Zafgen Inc. suffered a major setback in its bid to become an obesity drug pioneer Wednesday when it disclosed the death of a second patient who had taken the Boston company’s experimental drug in a late-stage clinical trial.
The disclosure sent Zafgen’s shares down almost 61 percent, underscoring the risky nature of the biotechnology business and creating fresh uncertainty for a drug candidate that had been expected to be submitted for US regulatory approval as early as next year.
As in the case of the first death, which Zafgen reported in October, the company did not identify the patient or where the trial had occurred. And it did not say whether its drug, called beloranib, caused the blood clotting in the lungs that led to the patient’s death.
But both of the patients who died had taken beloranib rather than a placebo in the clinical study. The drug, which works to rebalance the way the body makes and uses fat stored in tissues, is meant to treat a rare genetic disorder known as Prader-Willi Syndrome that causes constant hunger and severe and life-threatening obesity. Many patients with the disease are prone to blood clotting and a range of other health problems.
Zafgen chief executive Thomas Hughes declined to discuss the patient deaths Wednesday, a company spokeswoman said. In a statement, Hughes said the company is discussing its next steps with representatives form the Food and Drug Administration.
“Our thoughts are with the patient and their family at this time,” Hughes said. “Patient safety remains our top priority and we are investigating the circumstances around this event.”
Zafgen’s statement said it learned of the patient’s death Tuesday.
The company’s shares plunged $9.65 to $6.28 Wednesday, a decline of nearly 61 percent. Zafgen’s shares had lost 5.8 percent on Tuesday, on a day when broader financial markets traded up strongly, and 4.4 percent on Monday.
Biotech analyst Joseph Schwartz, managing director at the Boston health care investment bank Leerink Partners, said the company is unlikely to seek regulatory approval now until it conducts at least one more clinical trial. That trial will have to more carefully screen patients and try to address the issue of whether beloranib can trigger clotting, he said.
“It increases the onus on the company to show that the drug is not causing the events,” Schwartz said. “You don’t know if it’s absolutely related to the drug but it doesn’t look good. Now you have two events, so it increases the risk.
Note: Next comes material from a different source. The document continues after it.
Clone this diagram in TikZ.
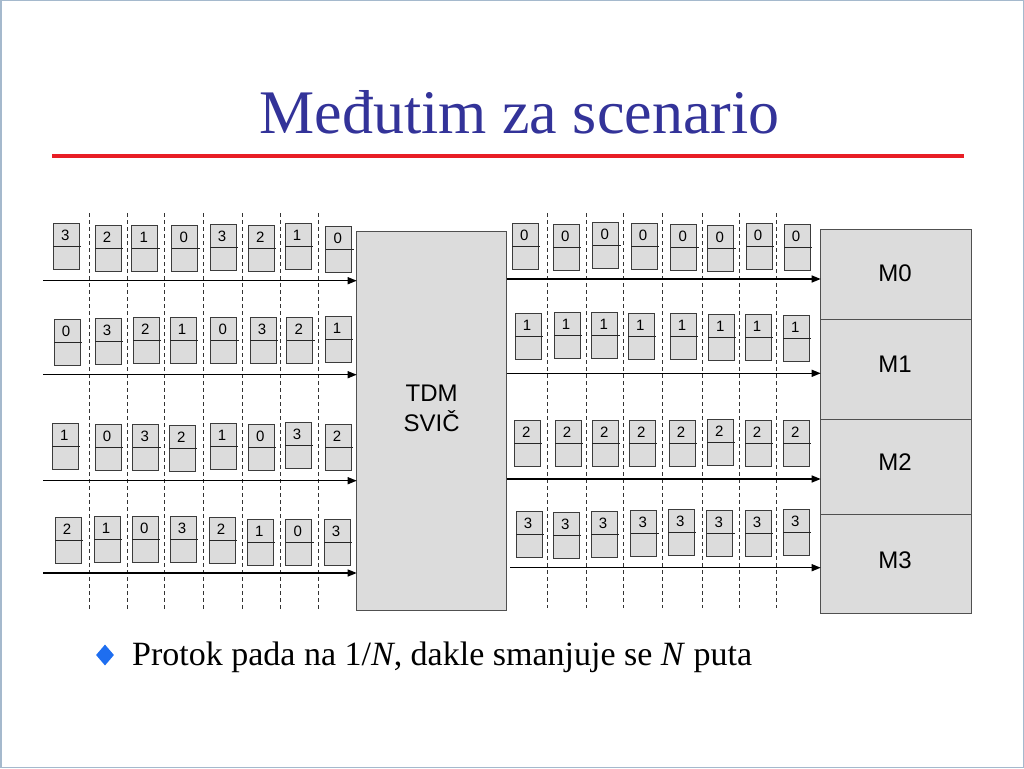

Although there is a great unmet medical need, the FDA is always concerned about safety foremost.”
Still, he said there remains a chance that beloranib could be approved, though possibly for a smaller patient population and with requirements for more stringent monitoring.
After the first patient death, Zafgen ended the main part of its clinical trial, which enrolled 108 patients and was near completion. It said it would study the data that could enable it to file a new drug application with the FDA and expected to report its findings early next year.
Hughes, in an October interview, said, “Blood clotting is something that occurs commonly in this [patient] population. We have no basis to suggest that taking beloranib triggers clots. What we’re trying to assess is whether beloranib has the ability to amplify clotting.”
That had been an aim of one part of the Zafgen trial that had continued. While the first patient who had died took the drug in a part of a trial where some other patients were given placebos, the second patient who died was in the trial extension where all patients were given the drug.
Trading in Zafgen’s stock had been heavy before it disclosed the first patient’s death. After the disclosure, a lawsuit filed in US District Court in Boston alleged that Zafgen and Hughes violated federal securities laws by initially withholding disclosure of some nonfatal “adverse events” experienced by patients in the clinical trial. Lawyers for the Boston law firm Block & Leviton LLP, which filed the complaint, said they were seeking class-action status.
Zafgen, founded in 2005, is funded by investors that include venture capital firms Atlas Venture of Cambridge and Third Rock Ventures of Boston. The company raised $96 million in an initial public offering last year, using the money to finance its clinical studies.
It is competing against other companies developing obesity therapies, including Intarcia Therapeutics Inc. of Boston and Vivus Inc. of Mountain View, Calif.